我和你静静地躺在皑皑的雪里,面向同一方湛蓝的天。雪还在下,落进我的嘴里,甜甜的,化开在嘴里像是糖果融化了一个梦般的童话。那日,躺在雪里看雪的你道:“嘿,我觉得你像一条鱼,我像一片海。”嘿,我觉得我像一条鱼,而你深邃如海,鱼是离不开海的。可能,我们那时以为的胡闹会被青春岁月宽恕为美好。铃响了,我们正跑在折回教室的路上,既知一定会迟到但还是挣扎着踉跄地挪了几步,班主任刚刚三令五申不许迟到,而我们次日便迷迷糊糊地错过了班主任的课,踩着小碎步挪到教室的后门。那扇铁门绿得发黑,框上的铁锈磨钝了隐隐的金属光泽。我示意你敲门,你轻轻地摇了摇头,我捋了捋衣袖又暗落落地缩回了手,你猫着腰折回楼梯口,我紧随其后,然后我们竟躲进了厕所,现在想想也是逗的。下课铃响后,我和你鬼鬼祟祟地溜出厕所,脸上写着几个大字:我逃了节课。
其实仔细回想,厕所确实是个好地方,那儿有太多的心照不宣。你是一片欢腾的海,每一汪海水都澄澈得只有欢乐。从食堂走回教室的路上,我们没有说不完的秘密八卦,却从来没有死寂的尴尬。我们可以毫无缘由却相当默契地笑一路,只是单纯的笑点比较低,在那条荫荫郁郁的路上,我们给班里每个人的鞋子都取了一个名字;我们一遍遍重复着“为什么我不知道”“因为你傻”这个简单的对话;我们互相踩散鞋带再傻乐着互系鞋带,然后嘴里暖暖地嘟囔道“我只帮你系,你是第一个哦!”;我们执著地沿着地砖上的一条裂缝走回教室,强迫症患者告诉自己,沿着那条就可以找到快乐。当然,有时,我们不语不笑,不约而同地沉默了,一路上只有鞋子与地面的摩擦声,这个不尴不尬的年纪里有太多的心照不宣,有太多的伤口在时间里溃烂,有太多人在十字路口迷失了自己,有太多“我想”“我希望”“我喜欢”和着清风吹散在浅云里。
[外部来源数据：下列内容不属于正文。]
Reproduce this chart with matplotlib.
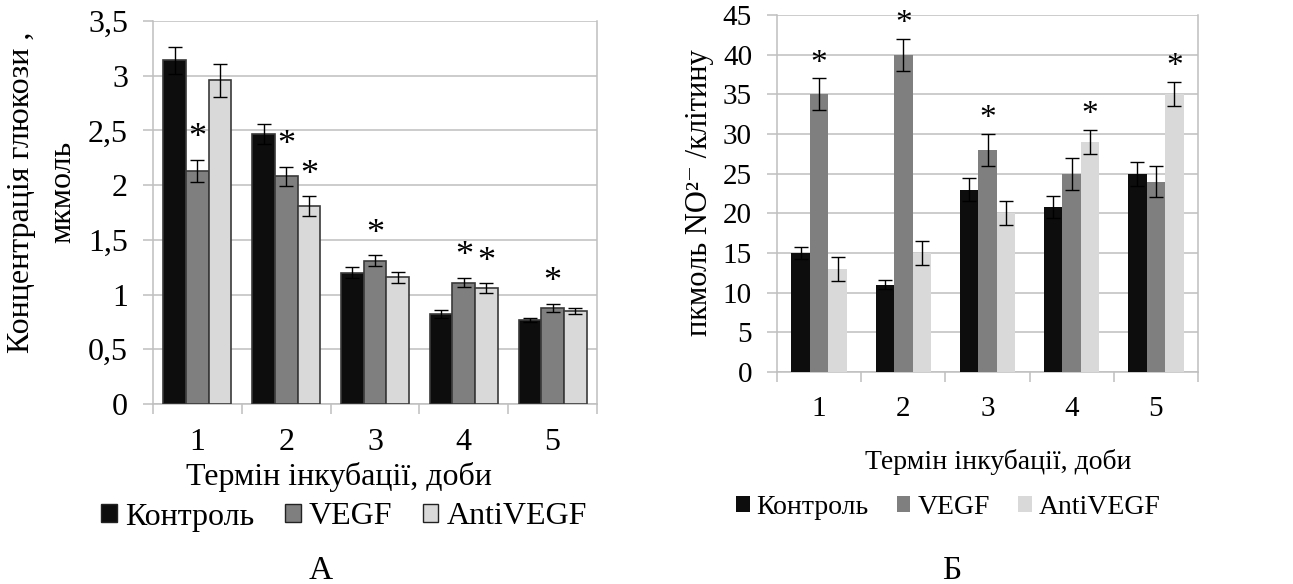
import matplotlib
matplotlib.use("Agg")
import matplotlib.pyplot as plt
from matplotlib.patches import Patch
from matplotlib.ticker import FixedLocator, FuncFormatter
import numpy as np

plt.rcParams['font.family'] = ['Liberation Serif', 'DejaVu Serif']

# ---- data ----
days = ['1', '2', '3', '4', '5']
series_names = ['Контроль', 'VEGF', 'AntiVEGF']

# panel A: glucose, mkmol
gluc_control = [3.14, 2.47, 1.20, 0.82, 0.77]
gluc_vegf = [2.13, 2.08, 1.31, 1.11, 0.88]
gluc_anti = [2.96, 1.81, 1.16, 1.06, 0.85]
gluc_control_err = [0.12, 0.09, 0.05, 0.035, 0.02]
gluc_vegf_err = [0.10, 0.09, 0.05, 0.045, 0.035]
gluc_anti_err = [0.15, 0.09, 0.05, 0.045, 0.03]
gluc_marks = [(0, 1), (1, 1), (1, 2), (2, 1), (3, 1), (3, 2), (4, 1)]

# panel B: NO2-, pkmol per cell
no_control = [15, 11, 23, 20.8, 25]
no_vegf = [35, 40, 28, 25, 24]
no_anti = [13, 15, 20, 29, 35]
no_control_err = [0.8, 0.6, 1.4, 1.4, 1.5]
no_vegf_err = [2, 2, 2, 2, 2]
no_anti_err = [1.5, 1.5, 1.5, 1.5, 1.5]
no_marks = [(0, 1), (1, 1), (2, 1), (3, 2), (4, 2)]

colors = ['#0d0d0d', '#7f7f7f', '#d9d9d9']
grid_c = '#bfbfbf'
W, H = 1293, 584


def draw_panel(ax, vals, errs, marks, width, ymax, ystep, edge, fs, star_fs, star_off):
    x = np.arange(len(days))
    tops = []
    for k in range(3):
        pos = x + (k - 1) * width
        kw = dict(edgecolor=edge, linewidth=1.2) if edge else dict(linewidth=0)
        ax.bar(pos, vals[k], width, color=colors[k], zorder=3, **kw)
        ax.errorbar(pos, vals[k], yerr=errs[k], fmt='none', ecolor='black',
                    elinewidth=1.0, capsize=5, capthick=1.0, zorder=4)
        tops.append(np.array(vals[k]) + np.array(errs[k]))
    for g, k in marks:
        ax.annotate('*', xy=(x[g] + (k - 1) * width, tops[k][g]),
                    xytext=(0, star_off), textcoords='offset points',
                    ha='center', va='baseline', fontsize=star_fs)
    ax.set_xlim(-0.5, len(days) - 0.5)
    ax.set_ylim(0, ymax)
    ax.set_yticks(np.arange(0, ymax + ystep / 2, ystep))
    ax.yaxis.grid(True, color=grid_c, linewidth=1.1, zorder=0)
    ax.set_axisbelow(True)
    ax.set_xticks(x)
    ax.set_xticklabels(days)
    ax.xaxis.set_minor_locator(FixedLocator(np.arange(-0.5, len(days), 1.0)))
    ax.tick_params(axis='x', which='major', length=0, pad=17, labelsize=fs)
    ax.tick_params(axis='x', which='minor', length=7, width=1.1, color=grid_c)
    ax.tick_params(axis='y', length=7, width=1.1, color=grid_c, pad=11, labelsize=fs)
    ax.spines['top'].set_visible(False)
    for s in ['left', 'right', 'bottom']:
        ax.spines[s].set_color(grid_c)
        ax.spines[s].set_linewidth(1.1)


fig = plt.figure(figsize=(W / 100, H / 100), dpi=100)

# panel A
axA = fig.add_axes([153 / W, 1 - 404 / H, (597 - 153) / W, (404 - 21) / H])
draw_panel(axA, [gluc_control, gluc_vegf, gluc_anti],
           [gluc_control_err, gluc_vegf_err, gluc_anti_err],
           gluc_marks, 0.255, 3.5, 0.5, '#3a3a3a', 23, 26, 9)
axA.yaxis.set_major_formatter(FuncFormatter(lambda v, p: ('%g' % v).replace('.', ',')))
fig.text(22 / W, 1 - 192 / H, 'Концентрація глюкози ,', rotation=90,
         ha='center', va='center', fontsize=23)
fig.text(63 / W, 1 - 192 / H, 'мкмоль', rotation=90, ha='center', va='center', fontsize=23)
fig.text(339 / W, 1 - 477 / H, 'Термін інкубації, доби', ha='center', va='center', fontsize=23)
hA = [Patch(facecolor=colors[k], edgecolor='#222222', linewidth=1.0) for k in range(3)]
fig.legend(hA, series_names, loc='center', bbox_to_anchor=(344 / W, 1 - 517 / H),
           ncol=3, frameon=False, fontsize=23, handlelength=0.5, handleheight=0.5,
           handletextpad=0.25, columnspacing=0.95, borderpad=0, borderaxespad=0)
fig.text(321 / W, 1 - 579 / H, 'А', ha='center', va='baseline', fontsize=24)

# panel B
axB = fig.add_axes([777 / W, 1 - 372 / H, (1198 - 777) / W, (372 - 15) / H])
draw_panel(axB, [no_control, no_vegf, no_anti],
           [no_control_err, no_vegf_err, no_anti_err],
           no_marks, 0.22, 45, 5, None, 21, 24, 5)
fig.text(700 / W, 1 - 193 / H, 'пкмоль NO²⁻ /клітину', rotation=90,
         ha='center', va='center', fontsize=22)
fig.text(998 / W, 1 - 462 / H, 'Термін інкубації, доби', ha='center', va='center', fontsize=20)
hB = [Patch(facecolor=colors[k], linewidth=0) for k in range(3)]
fig.legend(hB, series_names, loc='center', bbox_to_anchor=(948 / W, 1 - 507 / H),
           ncol=3, frameon=False, fontsize=20, handlelength=0.5, handleheight=0.5,
           handletextpad=0.25, columnspacing=1.0, borderpad=0, borderaxespad=0)
fig.text(952 / W, 1 - 579 / H, 'Б', ha='center', va='baseline', fontsize=24)

fig.savefig('out.png', dpi=100)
仰望天空,总有几张面容依稀幻现苍穹,时深时浅。如今,身处异校。我们遇见不一样的人,做不一样的事,走不一样的路,不一样的节奏打乱碾碎了我们引以为豪的默契。曾经的憧憬和亲密可能在不经意间如夜空中璀璨刹那的流星陨落在时间的荒芜中,曾经的我们天真地说着“永远”,而现在的我们却在曾经的“永远”里越走越远。偶尔回首一顾却只看到你萧条的背影渐远,连轮廓也开始模糊,我多么希望,多么希望再见你笑靥倾城。或许你活在我的曾经,霸占我的回忆,即使时间让“永远”的誓言变成谎言,但至少当我做一条鱼时,你是一片辽远的海,蓝得深邃,深得透彻,透得纯净。